Nubra Valley - Yellow and pink wild roses cover Nubra during early summers till August when a carpet of wild lavender enwraps it. A relatively warmer valley in Ladakh, it yields better crops and fruits, thus, earning the nickname of the Ldumra or the orchard of Ladakh.

Diskit, one of the larger villages in the region, is dotted with apricot plantations and is renowned for housing the 350 year-old Diskit Gompa, which is the oldest and the largest monastery in the Nubra Valley. The road between Diskit and the pretty little Hunder Village winds through a gorgeous stretch of sand dunes. In Hunder, one can see the double-humped camels as one goes to visit the Hunder Gompa having some old frescos and a statue of Buddha. This monastery is also the best place in the village to catch a view of the setting sun.

Salt Lake Valley - One of the widest open areas in Rupshu, it has a length of about 20 km and a maximum width of about 7 km. The average height of the region is 5,000 m and can be approached from Leh across the Tanglang La pass. The main settlement of the valley is Thuggi while the two lakes here are - the fresh water Panluk Lake and the salt-water Tsokar Lake, which is 5 times the area of the former one. Named so because of the deposits of impure salt that occur on the northern shore of the Tsokar Lake, Changpas collect it and use it to barter goods from other parts of Ladakh.

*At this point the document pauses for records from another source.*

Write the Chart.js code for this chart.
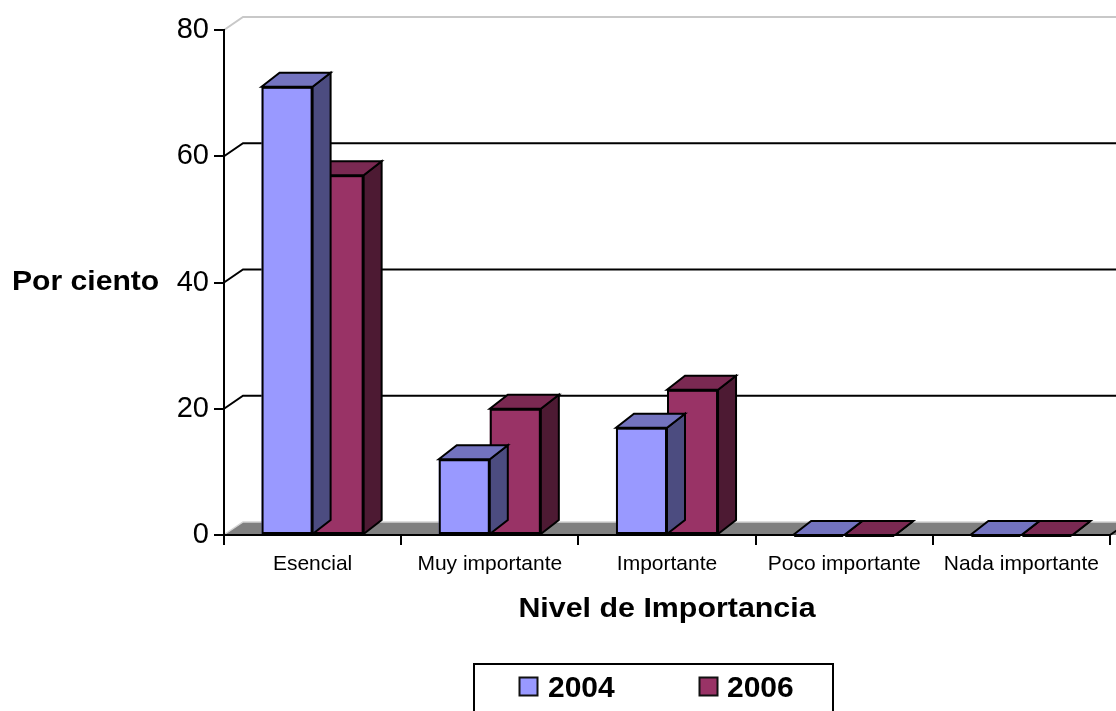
<!DOCTYPE html>
<html lang="es">
<head>
<meta charset="utf-8">
<title>Nivel de Importancia</title>
<script src="https://cdn.jsdelivr.net/npm/chart.js@4.4.1/dist/chart.umd.min.js"></script>
<style>
  html, body { margin: 0; padding: 0; background: #ffffff; }
  #chart { display: block; width: 1116px; height: 711px; }
</style>
</head>
<body>
<canvas id="chart" width="1116" height="711"></canvas>
<script>
// Survey results: share of answers per importance level, two survey years
const categories = ['Esencial', 'Muy importante', 'Importante', 'Poco importante', 'Nada importante'];
const values2004 = [71, 12, 17, 0, 0];
const values2006 = [57, 20, 23, 0, 0];
const seriesNames = ['2004', '2006'];
const yTickValues = [0, 20, 40, 60, 80];
const yTitle = 'Por ciento';
const xTitle = 'Nivel de Importancia';

const FONT = "'Liberation Sans', Arial, Helvetica, sans-serif";
Chart.defaults.font.family = FONT;

// Face colours for each series: front, top, side
const faces = [
  { front: '#9999FF', top: '#7373BF', side: '#4C4C80' },
  { front: '#993366', top: '#7A2952', side: '#4D1A33' }
];

// Depth offsets of the pseudo-3D box (back wall / floor) and of the bars
const WALL_DX = 19, WALL_DY = 13;
const BAR_DX = 18, BAR_DY = 14;

function stretchedText(ctx, text, x, y, sx, align) {
  ctx.save();
  ctx.translate(x, y);
  ctx.scale(sx, 1);
  ctx.textAlign = align;
  ctx.textBaseline = 'alphabetic';
  ctx.fillText(text, 0, 0);
  ctx.restore();
}

// Back wall gridlines and grey floor, painted before the axes
const wallAndFloor = {
  id: 'wallAndFloor',
  beforeDraw(chart) {
    const { ctx, chartArea: a, scales } = chart;
    const y = scales.y;
    const W = chart.width;
    ctx.save();
    ctx.lineCap = 'butt';
    yTickValues.forEach(v => {
      if (v === 0) return;
      const py = y.getPixelForValue(v);
      const top = v === yTickValues[yTickValues.length - 1];
      ctx.strokeStyle = top ? '#c8c8c8' : '#000000';
      ctx.lineWidth = 2;
      ctx.beginPath();
      ctx.moveTo(a.left, py);
      ctx.lineTo(a.left + WALL_DX, py - WALL_DY);
      ctx.lineTo(W + 5, py - WALL_DY);
      ctx.stroke();
    });
    // floor
    const by = y.getPixelForValue(0);
    ctx.fillStyle = '#808080';
    ctx.beginPath();
    ctx.moveTo(a.left, by);
    ctx.lineTo(a.left + WALL_DX, by - WALL_DY);
    ctx.lineTo(W + 5, by - WALL_DY);
    ctx.lineTo(W + 5, by);
    ctx.closePath();
    ctx.fill();
    ctx.strokeStyle = '#d4d4d4';
    ctx.lineWidth = 1.5;
    ctx.beginPath();
    ctx.moveTo(a.left + 1, by - 1);
    ctx.lineTo(a.left + WALL_DX, by - WALL_DY);
    ctx.lineTo(W + 5, by - WALL_DY);
    ctx.stroke();
    // right end of the floor front edge
    ctx.strokeStyle = '#000000';
    ctx.lineWidth = 2;
    ctx.beginPath();
    ctx.moveTo(a.right, by);
    ctx.lineTo(a.right + WALL_DX, by - WALL_DY);
    ctx.stroke();
    ctx.restore();
  }
};

// Side and top faces of every bar, drawn right after its dataset
const barDepth = {
  id: 'barDepth',
  afterDatasetDraw(chart, args) {
    const { ctx } = chart;
    const col = faces[args.index];
    ctx.save();
    ctx.lineWidth = 2;
    ctx.lineJoin = 'miter';
    ctx.strokeStyle = '#000000';
    args.meta.data.forEach(el => {
      const { x, y, base, width } = el.getProps(['x', 'y', 'base', 'width'], true);
      const l = x - width / 2, r = x + width / 2;
      // side
      ctx.fillStyle = col.side;
      ctx.beginPath();
      ctx.moveTo(r, y);
      ctx.lineTo(r + BAR_DX, y - BAR_DY);
      ctx.lineTo(r + BAR_DX, base - BAR_DY);
      ctx.lineTo(r, base);
      ctx.closePath();
      ctx.fill();
      ctx.stroke();
      // top
      ctx.fillStyle = col.top;
      ctx.beginPath();
      ctx.moveTo(l, y);
      ctx.lineTo(l + BAR_DX, y - BAR_DY);
      ctx.lineTo(r + BAR_DX, y - BAR_DY);
      ctx.lineTo(r, y);
      ctx.closePath();
      ctx.fill();
      ctx.stroke();
      // front outline (covers the zero-height case too)
      ctx.strokeRect(l + 1, Math.min(y, base) + 1, width - 2, Math.max(Math.abs(base - y) - 2, 0));
    });
    ctx.restore();
  }
};

// Axis titles and the boxed legend
const titlesAndLegend = {
  id: 'titlesAndLegend',
  afterDraw(chart) {
    const { ctx, chartArea: a, scales } = chart;
    ctx.save();
    ctx.fillStyle = '#000000';
    ctx.font = 'bold 28px ' + FONT;
    stretchedText(ctx, yTitle, 12, scales.y.getPixelForValue(40) + 7, 1.075, 'left');
    ctx.font = 'bold 28px ' + FONT;
    stretchedText(ctx, xTitle, (a.left + a.right) / 2, 617, 1.085, 'center');

    // legend box
    ctx.strokeStyle = '#000000';
    ctx.lineWidth = 2;
    ctx.strokeRect(474, 664, 359, 80);
    const sqX = [519.5, 699.5];
    const txX = [548, 727];
    chart.data.datasets.forEach((ds, i) => {
      ctx.fillStyle = ds.backgroundColor;
      ctx.fillRect(sqX[i], 677.5, 18, 18);
      ctx.strokeStyle = '#111111';
      ctx.lineWidth = 2;
      ctx.strokeRect(sqX[i], 677.5, 18, 18);
      ctx.fillStyle = '#000000';
      ctx.font = 'bold 30px ' + FONT;
      ctx.textAlign = 'left';
      ctx.textBaseline = 'alphabetic';
      ctx.fillText(ds.label, txX[i], 697);
    });
    ctx.restore();
  }
};

new Chart(document.getElementById('chart'), {
  type: 'bar',
  data: {
    labels: categories,
    datasets: [
      { label: seriesNames[0], data: values2004, backgroundColor: faces[0].front, borderWidth: 0 },
      { label: seriesNames[1], data: values2006, backgroundColor: faces[1].front, borderWidth: 0 }
    ]
  },
  options: {
    responsive: false,
    animation: false,
    devicePixelRatio: 1,
    layout: { padding: { top: 30, right: 6, bottom: 0, left: 0 } },
    datasets: { bar: { categoryPercentage: 0.576, barPercentage: 1.0 } },
    plugins: { legend: { display: false }, tooltip: { enabled: false } },
    scales: {
      x: {
        grid: { display: true, drawOnChartArea: false, drawTicks: true, tickLength: 10, color: '#000000', lineWidth: 2, offset: true },
        border: { display: true, color: '#000000', width: 2 },
        ticks: { color: '#000000', font: { size: 21 }, padding: 7, maxRotation: 0, autoSkip: false },
        afterFit(scale) { scale.height = 176; }
      },
      y: {
        min: 0,
        max: 80,
        afterBuildTicks(scale) { scale.ticks = yTickValues.map(v => ({ value: v })); },
        grid: { drawOnChartArea: false, drawTicks: true, tickLength: 10, color: '#000000', lineWidth: 2 },
        border: { display: true, color: '#000000', width: 2 },
        ticks: { color: '#000000', font: { size: 29 }, padding: 5 },
        afterFit(scale) { scale.width = 224; }
      }
    }
  },
  plugins: [wallAndFloor, barDepth, titlesAndLegend]
});
</script>
</body>
</html>
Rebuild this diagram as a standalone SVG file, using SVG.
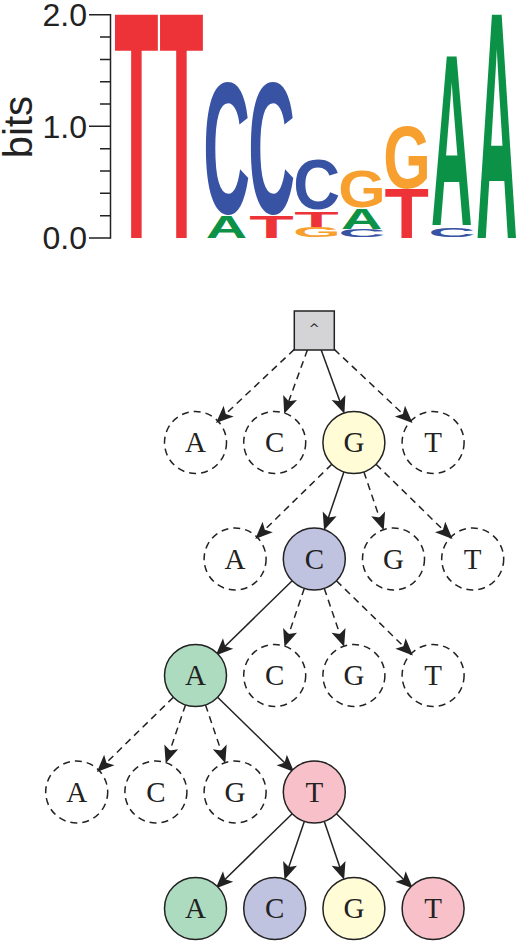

Shyok Valley - The valley of the Shyok River or the river of death, it was called so by the Central Asian traders who ventured on this treacherous route for centuries and perished. Rising from the Khumdang glacier, Nubra and Changchenmo rivers fill the waters of Shylok River. The river freezes in winters forming an easy access between the Khaplu and the Nubra valleys while in summers, as the snow melts in the uplands, the river overflows its banks and create a vast marsh. During this period, the Shyok River has to be crossed on rafts of inflated skin.